Monday, August 14, 2006

Salò o los 120 días de Sodoma



Saló no remite al cine, como medio de expresión, sino a la realidad misma. Es precisamente esta identificación de cine y realidad la que hace que cualquier semiología del cine sea al menos en parte una semiología de la realidad. Comprendemos los códigos de Saló porque ya contamos con uno previo, sea el de la novela de Sade o el del relato bíblico. Reconocemos en esta película la erótica del poder, el sometimiento, el abuso de los cuerpos, el confinamiento, la degradación del hombre por el hombre.

Con toda seguridad, Pasolini construyó una película voluntariamente molesta, sobre todo como relato, que años después sigue perturbando, probablemente más que en el momento de su estreno. Pero esa perturbación, que es una de las condiciones esenciales de la expresión artística, no nace únicamente de la fría minuciosidad, atravesada por ráfagas de humor negro, sino también del papel que se le reserva al espectador. La escena en la que los comensales cantan melancólicamente un himno fascista, mientras a sus espaldas se suceden ruidosas copulaciones, la descripción de los organizados rituales masoquistas, la posición que se le da al ambiguo papel del que observa en la película, todo apunta hacia una hermenéutica del horror.
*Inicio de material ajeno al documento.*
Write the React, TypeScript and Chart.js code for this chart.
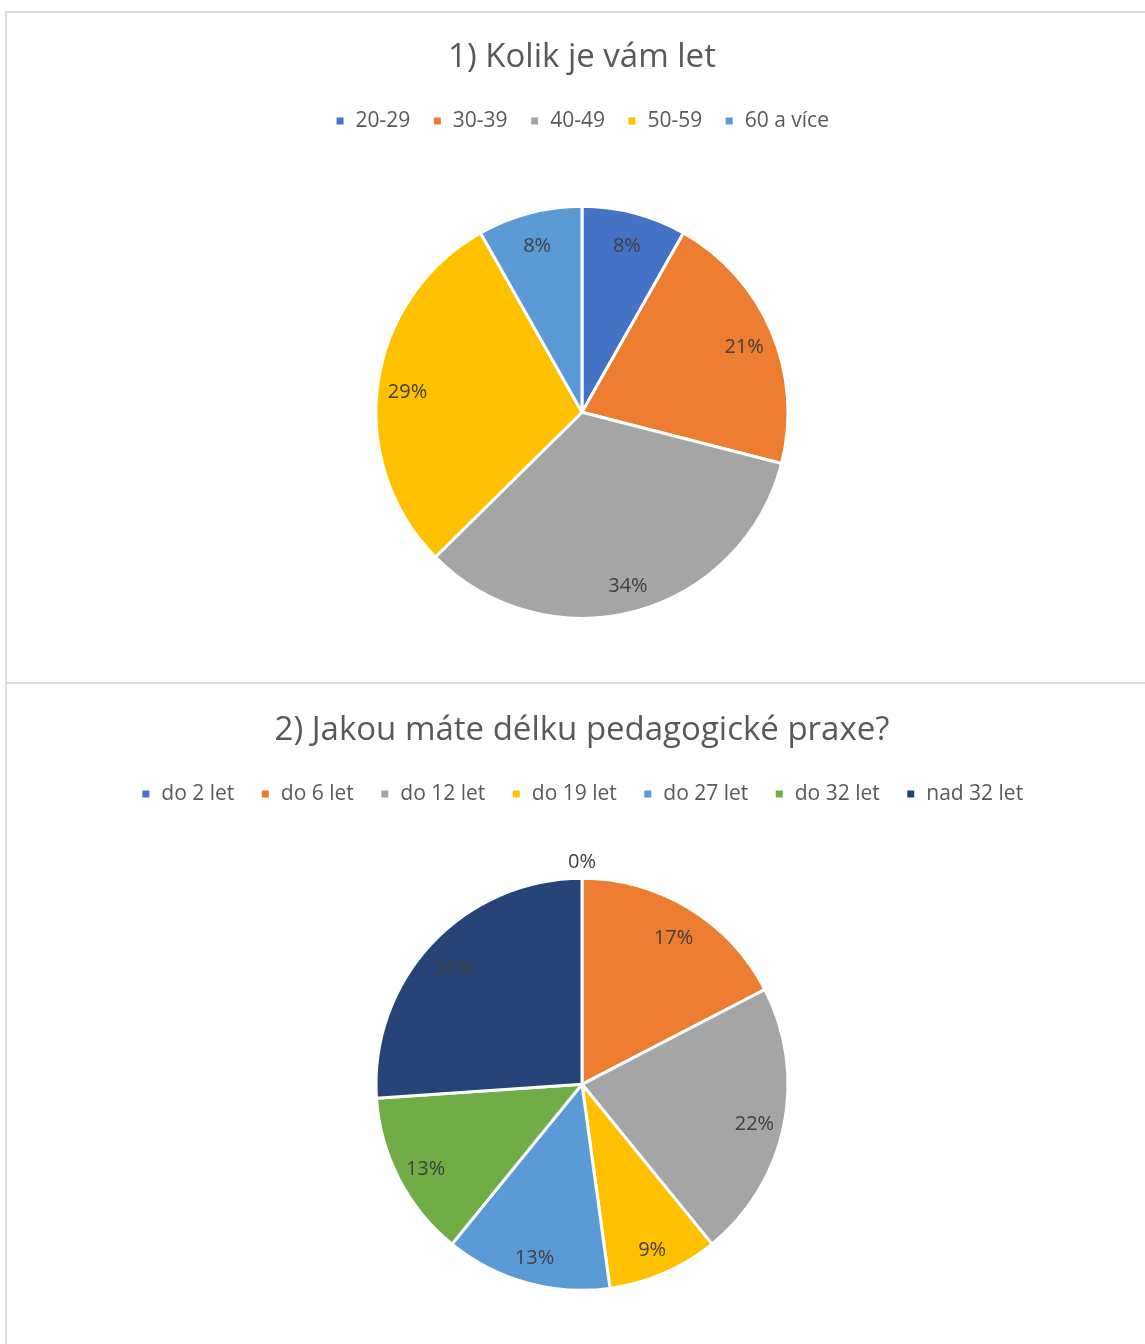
import React, { useEffect, useRef } from "react";
import { Chart, registerables } from "chart.js";

Chart.register(...registerables);

const ageTitle = "1) Kolik je vám let";
const ageLabels = ["20-29", "30-39", "40-49", "50-59", "60 a více"];
const agePercent = [8.2, 20.8, 33.6, 29.2, 8.2];
const ageColors = ["#4472C4", "#ED7D31", "#A5A5A5", "#FFC000", "#5B9BD5"];

const praxeTitle = "2) Jakou máte délku pedagogické praxe?";
const praxeLabels = ["do 2 let", "do 6 let", "do 12 let", "do 19 let", "do 27 let", "do 32 let", "nad 32 let"];
const praxeCounts = [0, 4, 5, 2, 3, 3, 6];
const praxeColors = ["#4472C4", "#ED7D31", "#A5A5A5", "#FFC000", "#5B9BD5", "#70AD47", "#264478"];

const FONT = "'Open Sans', 'DejaVu Sans', sans-serif";

const pctLabels = {
  id: "pctLabels",
  afterDatasetsDraw(chart: any) {
    const ctx = chart.ctx;
    const data = chart.data.datasets[0].data as number[];
    const total = data.reduce((a: number, b: number) => a + b, 0);
    const meta = chart.getDatasetMeta(0);
    ctx.save();
    ctx.font = `20px ${FONT}`;
    ctx.fillStyle = "#404040";
    ctx.textAlign = "center";
    ctx.textBaseline = "middle";
    meta.data.forEach((arc: any, i: number) => {
      const p = arc.getProps(["x", "y", "startAngle", "endAngle", "outerRadius"], true);
      const mid = (p.startAngle + p.endAngle) / 2;
      const r = data[i] === 0 ? p.outerRadius + 20 : p.outerRadius * 0.855;
      const txt = Math.round((data[i] / total) * 100) + "%";
      ctx.fillText(txt, p.x + Math.cos(mid) * r, p.y + Math.sin(mid) * r + 4);
    });
    ctx.restore();
  },
};

function PieBox(props: {
  title: string;
  labels: string[];
  values: number[];
  colors: string[];
  legendPad: number;
  titleTop: number;
  titleBottom: number;
  top: number;
}) {
  const ref = useRef<HTMLCanvasElement | null>(null);
  useEffect(() => {
    if (!ref.current) return;
    const chart = new Chart(ref.current, {
      type: "pie",
      data: {
        labels: props.labels,
        datasets: [
          {
            data: props.values,
            backgroundColor: props.colors,
            borderColor: "#ffffff",
            borderWidth: 3,
          },
        ],
      },
      options: {
        responsive: false,
        animation: false,
        devicePixelRatio: 1,
        radius: 206,
        layout: { padding: 0 },
        plugins: {
          title: {
            display: true,
            text: props.title,
            color: "#595959",
            font: { family: FONT, size: 33, weight: "normal" },
            padding: { top: props.titleTop, bottom: props.titleBottom },
          },
          legend: {
            display: true,
            position: "top",
            labels: {
              color: "#595959",
              font: { family: FONT, size: 21 },
              boxWidth: 10,
              boxHeight: 10,
              padding: props.legendPad,
            },
          },
          tooltip: { enabled: false },
        },
      } as any,
      plugins: [pctLabels],
    });
    return () => chart.destroy();
  }, []);
  return (
    <div
      style={{
        position: "absolute",
        left: 5,
        top: props.top,
        width: 1170,
        height: 669,
        borderTop: "2px solid #d9d9d9",
        borderLeft: "2px solid #d9d9d9",
        background: "transparent",
      }}
    >
      <canvas ref={ref} width={1150} height={670} style={{ display: "block", width: 1150, height: 670 }} />
    </div>
  );
}

export default function App() {
  return (
    <div style={{ position: "fixed", inset: 0, overflow: "hidden", background: "#ffffff" }}>
      <PieBox
        title={ageTitle}
        labels={ageLabels}
        values={agePercent}
        colors={ageColors}
        legendPad={22}
        titleTop={25}
        titleBottom={11}
        top={11}
      />
      <PieBox
        title={praxeTitle}
        labels={praxeLabels}
        values={praxeCounts}
        colors={praxeColors}
        legendPad={26}
        titleTop={27}
        titleBottom={7}
        top={682}
      />
    </div>
  );
}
Probablemente el espectador se reconozca con pesar en la figura de la misteriosa pianista anónima que acompaña con sus tranquilizadoras melodías las evoluciones de los personajes sin tomar parte. El observar todo tipo de horrores la acaba abocando al suicidio. Es harto probable que el espectador se sienta provocado cuando es obligado a mirar, por el encuadre elegido, torturas diversas que se suceden en un patio, desde el interior de la casa, como si fuera, sucesivamente, cada uno de los libertinos: un obispo, un juez, un hombre de negocios y un presidente, organizadores y partícipes de la reclusión.

En un comentario aparecido en Le Monde, con ocasión del estreno francés, Roland Barthes concluye: "Por eso me pregunto si, al final de una larga cadena de errores, el Saló de Pasolini no es en resumidas cuentas un objeto propiamente sadiano: absolutamente irrecuperable: en efecto, al parecer, nadie puede recuperarlo". Un objeto irrecuperable homólogo de una realidad también irrecuperable, difícil de verbalizar. En verdad, Saló nos propone un espejo en cuya imagen no querríamos mirarnos porque nos obliga a admitir lo más oscuro, aquello que nos resistimos a aceptar de cada uno de nosotros: lo que tiene la acción humana de perversa y moralmente decadente.

Horas antes de morir, Pasolini dijo que la tragedia contemporánea radica en que ya no hay más seres humanos, sólo extrañas máquinas que se abaten unas contra otras. Debido a la carencia de unidad entre las múltiples acciones aisladas que forman parte de la existencia, es necesario morir para que lo que estamos siendo tenga un sentido y para que nuestro lenguaje deje de ser una búsqueda de relaciones y significados sin solución de continuidad. La muerte realiza un rapidísimo montaje de nuestra vida, selecciona los momentos verdaderamente significativos, inmodificables ya por otros posibles momentos contrarios o incoherentes, y los ordena sucesivamente, haciendo de nuestro presente, infinito, inestable e incierto, y por lo tanto lingüísticamente indescriptible, un pasado claro, estable y cierto. Sólo gracias a la muerte, nuestra vida sirve para explicarnos.

La forma en la que el film funciona como una analogía de la muerte puede explicarse, en este sentido, únicamente si se entiende que la unidad mínima estructural del cine, el plano-secuencia, nos remite a la vida. Todo plano-secuencia es una toma subjetiva, puesto que la cámara reproduce un único ángulo visual. Un camarógrafo, situado como espectador de cualquier acción humana, sea esta real o ficticia, capta, como sujeto de carne y hueso que es, lo que ven sus ojos y lo que oyen sus oídos. Para contar con una comprensión total del suceso realmente acontecido, sería necesario disponer de muchos otros ángulos visuales, contemporáneos. Así, dispondríamos de una serie de planos-secuencias, y por ende tomas subjetivas. Para Pasolini la toma subjetiva es el límite realista de toda técnica audiovisual, pues no se puede concebir ver y oír la realidad más que desde un sólo ángulo visual: el de un sujeto que ve y oye.